Introduction
Every developer wants to show off their recent work, but manually updating a "recent projects" list is tedious. We wanted a live feed of our GitHub commits directly on makeitexist.net.
The challenge? Fetching data from an external API (like GitHub's) live on every page load can slow down your site significantly. We needed a reliable, asynchronous solution.
We combined Django for the web app, Celery and Redis for background processing, and the GitHub REST API for the data. This ensures the user experience remains fast while the data syncs reliably in the background.
Phase 1: Setting up the Data Pipeline
We needed a place to store the GitHub data locally so our website could read from its own database instead of constantly hitting GitHub's servers.
Django Models
We created simple Django models (Repository and Commit) to structure the incoming JSON data in our database:
# github_feed/models.py
from django.db import models
class Repository(models.Model):
# ... fields for repo name, owner, URL ...
pass
class Commit(models.Model):
"""Stores individual commit information."""
sha = models.CharField(max_length=40, unique=True, primary_key=True)
repository = models.ForeignKey(Repository, on_delete=models.CASCADE, related_name='commits')
message = models.TextField()
author_name = models.CharField(max_length=100)
date = models.DateTimeField()
html_url = models.URLField()
class Meta:
# Default ordering: newest first, then by repo name
ordering = ['-date', 'repository__name']
Secure Authentication
We stored our GitHub Personal Access Token (PAT) securely in a .env file using django-environ to keep credentials out of our code:
# .env file
GITHUB_PAT=ghp_YourActualTokenHere12345
GITHUB_USERNAME=your_github_username
Phase 2: The Magic of Asynchronous Tasks (Celery & Redis)
The core challenge was fetching all commits from all repositories without blocking the website. We configured a Celery worker process that runs independently of the main Django server.
We wrote Python tasks in github_feed/tasks.py to handle the heavy lifting:
# github_feed/tasks.py snippet
@shared_task
def sync_all_github_data():
"""Main task to orchestrate syncing all repositories."""
# ... logic to fetch list of repositories from GitHub API ...
repositories_data = fetch_paginated_data(repos_url)
for repo_data in repositories_data:
# Queue up individual tasks for each repository
fetch_commits_for_repo.delay(repo_instance.repo_id, repo_data['commits_url'])
@shared_task
def fetch_commits_for_repo(repo_id, commits_url):
"""Fetches all commits for a specific repository instance."""

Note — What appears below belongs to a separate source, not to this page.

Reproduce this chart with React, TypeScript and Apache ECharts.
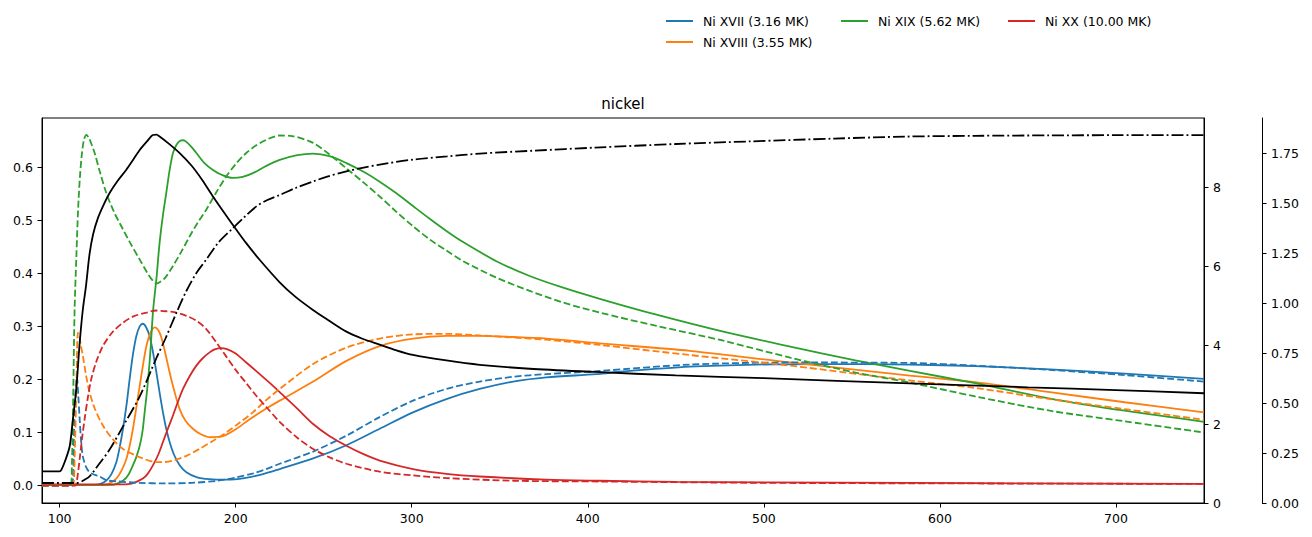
import { useEffect, useRef } from 'react';
import * as echarts from 'echarts';

type Pt = [number, number];

// Axis ticks
const timeTicks = [100, 200, 300, 400, 500, 600, 700];
const fractionTicks = [0, 0.1, 0.2, 0.3, 0.4, 0.5, 0.6];
const temperatureTicks = [0, 2, 4, 6, 8];
const densityTicks = [0, 0.25, 0.5, 0.75, 1.0, 1.25, 1.5, 1.75];

// Ion labels
const ionNames = ['Ni XVII (3.16 MK)', 'Ni XVIII (3.55 MK)', 'Ni XIX (5.62 MK)', 'Ni XX (10.00 MK)'];
const ionColors = ['#1f77b4', '#ff7f0e', '#2ca02c', '#d62728'];

// Non-equilibrium ion fractions (time, fraction)
const niXVII: Pt[] = [[90,0.001],[120,0.001],[124,0.004],[126.5,0.009],[129.5,0.022],[132.2,0.044],[134,0.07],[136,0.107],[138,0.152],[139.8,0.201],[141.7,0.248],[143.6,0.282],[145.5,0.300],[147.3,0.305],[149.2,0.298],[151.1,0.282],[153,0.252],[155,0.213],[156.8,0.175],[158.7,0.138],[160.5,0.108],[162.5,0.082],[165,0.058],[168.2,0.038],[172,0.025],[177.7,0.016],[185,0.012],[195,0.011],[205,0.014],[215,0.021],[225,0.031],[244,0.051],[262.9,0.076],[281.8,0.107],[300.7,0.138],[319.7,0.163],[338.6,0.182],[357.6,0.196],[376.5,0.204],[405,0.210],[420,0.215],[458,0.224],[496,0.228],[534,0.229],[583,0.228],[620,0.225],[662.5,0.219],[705,0.211],[750,0.201]];
const niXVIII: Pt[] = [[90,0.001],[125,0.001],[128,0.003],[132.2,0.013],[135,0.027],[137.9,0.050],[139.8,0.075],[141.6,0.106],[143.5,0.145],[145.5,0.188],[147.4,0.228],[149.3,0.263],[151.5,0.287],[154,0.298],[156,0.293],[157.8,0.279],[160,0.250],[162.5,0.213],[165,0.180],[168.2,0.144],[171.5,0.122],[175.7,0.107],[180,0.097],[185.2,0.091],[192.8,0.093],[200,0.106],[208,0.125],[217.4,0.145],[225,0.160],[244,0.196],[262.9,0.235],[281.8,0.263],[300.7,0.277],[319.7,0.282],[338.6,0.282],[357.6,0.280],[376.5,0.277],[406.8,0.268],[458,0.254],[515,0.232],[583,0.207],[620,0.195],[662.5,0.176],[705,0.157],[750,0.138]];
const niXIX: Pt[] = [[90,0.001],[130,0.001],[133,0.004],[136,0.009],[139,0.02],[141.6,0.038],[143.5,0.053],[145.5,0.075],[147,0.1],[148.3,0.138],[149.7,0.18],[151.1,0.232],[152,0.275],[153,0.326],[154,0.36],[155,0.39],[156.8,0.458],[158.7,0.51],[160.6,0.552],[162.5,0.595],[164.4,0.627],[166.5,0.643],[168.5,0.650],[170.1,0.651],[172,0.648],[175,0.638],[177.7,0.627],[182,0.609],[187.1,0.595],[192,0.586],[198.5,0.580],[204,0.582],[209.8,0.589],[217,0.602],[225,0.614],[235,0.623],[244,0.626],[253.4,0.621],[262.9,0.608],[272.4,0.592],[281.8,0.573],[291.3,0.551],[300.7,0.527],[310.2,0.503],[319.7,0.480],[329.2,0.459],[348.1,0.423],[367,0.395],[386,0.373],[406.8,0.352],[439,0.322],[477,0.290],[515,0.262],[552,0.236],[583,0.216],[620,0.193],[662.5,0.164],[705,0.141],[750,0.120]];
const niXX: Pt[] = [[90,0.002],[135,0.002],[140,0.003],[143,0.006],[147.3,0.013],[150,0.022],[153,0.038],[156,0.058],[158.7,0.082],[161.5,0.107],[164.4,0.132],[167,0.156],[170.1,0.182],[174,0.207],[177.7,0.226],[181,0.239],[185.2,0.251],[188.5,0.257],[191.8,0.259],[195,0.257],[200,0.249],[206,0.232],[213,0.212],[221.2,0.188],[225,0.176],[235,0.145],[244,0.116],[253.4,0.093],[262.9,0.075],[272,0.060],[281.8,0.047],[300.7,0.031],[319.7,0.022],[338.6,0.017],[376.5,0.011],[406.8,0.009],[450,0.007],[500,0.006],[583,0.005],[650,0.004],[750,0.003]];

// Equilibrium ion fractions (time, fraction)
const niXVIIeq: Pt[] = [[90,0],[106.5,0],[107.6,0.013],[108.5,0.14],[109.8,0.205],[110.6,0.17],[111.4,0.125],[112.3,0.08],[113.2,0.055],[115,0.035],[117,0.025],[120,0.02],[122.7,0.017],[126.5,0.01],[132,0.008],[145,0.005],[160,0.004],[175,0.005],[190,0.009],[200,0.015],[210,0.023],[217.4,0.031],[225,0.041],[244,0.064],[262.9,0.094],[281.8,0.129],[300.7,0.160],[319.7,0.182],[338.6,0.196],[357.6,0.205],[376.5,0.210],[406.8,0.216],[458,0.228],[515,0.232],[583,0.231],[620,0.226],[662.5,0.218],[705,0.208],[750,0.196]];
const niXVIIIeq: Pt[] = [[90,0],[107.5,0],[108.5,0.05],[109.5,0.18],[110.4,0.288],[111.2,0.283],[112,0.265],[113.2,0.245],[115,0.208],[117,0.176],[120,0.145],[124.6,0.113],[130,0.088],[136,0.069],[145,0.054],[153,0.045],[158,0.044],[164.4,0.047],[172,0.056],[179.5,0.069],[187,0.084],[194.7,0.100],[202,0.118],[209.8,0.138],[217,0.160],[225,0.182],[244,0.229],[262.9,0.260],[281.8,0.277],[300.7,0.285],[319.7,0.286],[338.6,0.283],[357.6,0.279],[376.5,0.275],[406.8,0.265],[458,0.246],[515,0.226],[583,0.198],[620,0.184],[662.5,0.163],[705,0.144],[750,0.124]];
const niXIXeq: Pt[] = [[90,0],[106.3,0],[107,0.04],[107.6,0.14],[108.5,0.33],[109.5,0.43],[110.5,0.52],[111.5,0.58],[112.5,0.62],[113.7,0.65],[115.2,0.661],[116.7,0.655],[118.3,0.642],[119.9,0.627],[123,0.59],[126.5,0.552],[131,0.515],[136,0.483],[140,0.458],[145.5,0.426],[150,0.400],[153,0.386],[155,0.381],[157.5,0.385],[160,0.392],[164.4,0.414],[169,0.440],[173.9,0.470],[178.5,0.496],[183.3,0.520],[189,0.553],[194.7,0.583],[200,0.606],[206,0.627],[211.5,0.641],[217.4,0.652],[222,0.658],[225,0.660],[232,0.659],[244,0.646],[253.4,0.624],[262.9,0.598],[272.4,0.572],[281.8,0.545],[291.3,0.516],[300.7,0.489],[310.2,0.464],[319.7,0.443],[329.2,0.423],[348.1,0.392],[367,0.367],[386,0.345],[406.8,0.326],[439,0.301],[477,0.273],[515,0.241],[552,0.213],[583,0.194],[620,0.168],[662.5,0.141],[705,0.121],[750,0.100]];
const niXXeq: Pt[] = [[90,0],[109,0],[109.5,0.003],[110.5,0.025],[111.4,0.05],[112.8,0.09],[114.2,0.125],[116,0.165],[118,0.201],[121,0.235],[124.6,0.263],[130,0.289],[136,0.307],[142,0.319],[149.3,0.326],[155,0.330],[158.7,0.329],[165,0.327],[172,0.320],[178,0.310],[183.3,0.295],[189,0.270],[194.7,0.243],[200,0.218],[206,0.193],[211,0.172],[217.4,0.148],[225,0.120],[235,0.090],[244,0.069],[253.4,0.053],[262.9,0.041],[281.8,0.026],[300.7,0.019],[319.7,0.014],[357.6,0.009],[406.8,0.0075],[500,0.005],[600,0.004],[750,0.003]];

// Plasma temperature in MK (time, T)
const temperature: Pt[] = [[90,0.80],[100,0.80],[101,0.84],[103,1.05],[105.7,1.43],[107.5,2.1],[109.5,2.9],[111.3,4.0],[113.2,4.9],[115,5.5],[117,6.3],[119,6.8],[121.8,7.22],[125,7.55],[128.4,7.85],[133,8.16],[137.9,8.44],[141.6,8.68],[145.5,8.94],[149.5,9.15],[153,9.32],[155,9.33],[156.8,9.28],[162,9.10],[168.2,8.86],[175,8.54],[181,8.18],[187.1,7.76],[193,7.38],[200.4,6.92],[206,6.58],[213.6,6.16],[225,5.59],[234,5.22],[243.9,4.89],[252,4.65],[262.9,4.34],[272,4.16],[281.8,4.01],[291,3.87],[300.7,3.75],[319.7,3.61],[338.6,3.50],[367,3.40],[404,3.32],[450,3.23],[500,3.16],[583,3.03],[650,2.93],[700,2.86],[750,2.78]];

// Electron density (time, n)
const density: Pt[] = [[90,0.10],[110,0.10],[113,0.11],[117,0.133],[122,0.19],[128.4,0.267],[136,0.383],[145.5,0.533],[155,0.725],[160,0.82],[166.3,0.95],[172,1.06],[177.7,1.15],[183.3,1.217],[190,1.30],[198.5,1.375],[205,1.43],[211.8,1.483],[218,1.515],[225,1.54],[234,1.575],[244,1.608],[252,1.632],[262.9,1.658],[272,1.676],[281.8,1.692],[300.7,1.717],[320,1.733],[338.6,1.747],[370,1.762],[404,1.777],[450,1.795],[492,1.808],[540,1.822],[580,1.832],[620,1.836],[662,1.838],[700,1.839],[750,1.839]];

const FONT = 'DejaVu Sans';
const LW = 1.8;
const DASHED = [6.9, 3];
const DASH_DOT = [12, 3, 1.9, 3];
// Legend handle: a thin horizontal bar inside a 27x14 box (corner specks keep the box size)
const LEGEND_HANDLE = 'path://M0,0L0.01,0L0,0.01Z M0,6.1L27,6.1L27,7.9L0,7.9Z M27,14L26.99,14L27,13.99Z';

function lineSeries(name: string, data: Pt[], color: string, dash: any, yAxisIndex: number) {
  return {
    type: 'line',
    name,
    data,
    yAxisIndex,
    symbol: 'none',
    showSymbol: false,
    smooth: 0.3,
    silent: true,
    lineStyle: { color, width: LW, type: dash },
    itemStyle: { color },
    emphasis: { disabled: true },
  };
}

function tickAxisStyle(ticks: number[], fmt: (v: number) => string) {
  return {
    axisLine: { show: true, onZero: false, lineStyle: { color: '#000', width: 1 } },
    axisTick: { show: true, length: 4.5, customValues: ticks, lineStyle: { color: '#000', width: 1 } },
    axisLabel: {
      show: true,
      customValues: ticks,
      margin: 9,
      fontSize: 12.5,
      fontFamily: FONT,
      color: '#000',
      formatter: (v: number) => fmt(v),
    },
    splitLine: { show: false },
  };
}

function legendBlock(names: string[], left: number) {
  return {
    data: names,
    orient: 'vertical',
    left,
    top: 14,
    padding: 0,
    icon: LEGEND_HANDLE,
    itemWidth: 27,
    itemHeight: 14,
    itemGap: 7,
    selectedMode: false,
    textStyle: { fontSize: 12.5, fontFamily: FONT, color: '#000', padding: [0, 0, 0, 5] },
  };
}

export default function App() {
  const ref = useRef<HTMLDivElement>(null);

  useEffect(() => {
    document.body.style.margin = '0';
    if (!ref.current) return;
    const chart = echarts.init(ref.current, null, { renderer: 'svg' });
    const option: any = {
      animation: false,
      backgroundColor: '#fff',
      textStyle: { fontFamily: FONT },
      grid: {
        left: 42,
        right: 108,
        top: 118,
        bottom: 34,
        show: true,
        borderColor: '#000',
        borderWidth: 1,
        containLabel: false,
        outerBoundsMode: 'none',
      },
      graphic: [
        {
          type: 'text',
          x: 623,
          y: 104,
          style: {
            text: 'nickel',
            fontSize: 15,
            fontFamily: FONT,
            fill: '#000',
            textAlign: 'center',
            textVerticalAlign: 'middle',
          },
        },
      ],
      legend: [
        legendBlock([ionNames[0], ionNames[1]], 666),
        legendBlock([ionNames[2]], 841),
        legendBlock([ionNames[3]], 1008),
      ],
      xAxis: {
        type: 'value',
        min: 90,
        max: 750,
        position: 'bottom',
        ...tickAxisStyle(timeTicks, (v) => String(v)),
      },
      yAxis: [
        {
          type: 'value',
          min: -0.033,
          max: 0.693,
          position: 'left',
          ...tickAxisStyle(fractionTicks, (v) => v.toFixed(1)),
        },
        {
          type: 'value',
          min: 0,
          max: 9.75,
          position: 'right',
          ...tickAxisStyle(temperatureTicks, (v) => String(v)),
        },
        {
          type: 'value',
          min: 0,
          max: 1.925,
          position: 'right',
          offset: 58,
          ...tickAxisStyle(densityTicks, (v) => v.toFixed(2)),
        },
      ],
      series: [
        lineSeries(ionNames[0], niXVII, ionColors[0], 'solid', 0),
        lineSeries(ionNames[1], niXVIII, ionColors[1], 'solid', 0),
        lineSeries(ionNames[2], niXIX, ionColors[2], 'solid', 0),
        lineSeries(ionNames[3], niXX, ionColors[3], 'solid', 0),
        lineSeries('Ni XVII eq', niXVIIeq, ionColors[0], DASHED, 0),
        lineSeries('Ni XVIII eq', niXVIIIeq, ionColors[1], DASHED, 0),
        lineSeries('Ni XIX eq', niXIXeq, ionColors[2], DASHED, 0),
        lineSeries('Ni XX eq', niXXeq, ionColors[3], DASHED, 0),
        lineSeries('T', temperature, '#000', 'solid', 1),
        lineSeries('n', density, '#000', DASH_DOT, 2),
      ],
    };
    chart.setOption(option);
    return () => chart.dispose();
  }, []);

  return <div ref={ref} style={{ width: 1312, height: 537 }} />;
}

# ... logic to fetch paginated commits and save to Commit model ...
pass
Phase 3: Presentation and Organization
Once the data was in the database, we needed to display it clearly on our main landing page. We chose to group the data by Date and then Repository.
The View Logic
We used Python's defaultdict within our landing/views.py to organize the flat list of commits into the desired hierarchy:
# landing/views.py snippet for context processing
# Group commits by Date Object -> Repo Name -> List of Commits
grouped_commits = defaultdict(lambda: defaultdict(list))
# ... (processing loops and sorting logic) ...
context = { "commits_by_date_and_repo": sorted_commits_display_data }
The Template
We then used nested Django template loops ({% for %}) to render this organized data structure cleanly in landing/landing.html:
<!-- landing/landing.html snippet for the feed section -->
<div class="content-section github-feed-section">
<div class="container">
<!-- Loop 1: Group by Date -->
{% for date_obj, repos in commits_by_date_and_repo.items %}
<div class="date-group">
<h3>{{ date_obj|date:"l, M d, Y" }}</h3>
<!-- Loop 2: Group by Repository -->
{% for repo_name, commits in repos.items %}
<!-- ... (inner loops and display logic) ... -->
<div class="repo-group">
<h4>
Repository:
<a href="{{ commits.0.repository.html_url }}" target="_blank">{{ repo_name }}</a>
</h4>
<ul class="commit-list">
{% for commit in commits %}
<li class="commit-item">
<span class="commit-sha">
<code><a href="{{ commit.html_url }}" target="_blank">{{ commit.sha|slice:":7" }}</a></code>
</span>
<span class="commit-separator">—</span>
<span class="commit-message">
{{ commit.message|truncatechars:120 }}
</span>
</li>
{% endfor %}
</ul>
</div>
{% endfor %}
</div>
<hr>
{% endfor %}
</div>
</div>
Conclusion
By decoupling our frontend display from the backend data fetching using Celery tasks, we achieved a responsive, real-time activity feed. The final configuration uses UTC time consistently across the server stack, ensuring clarity and robustness.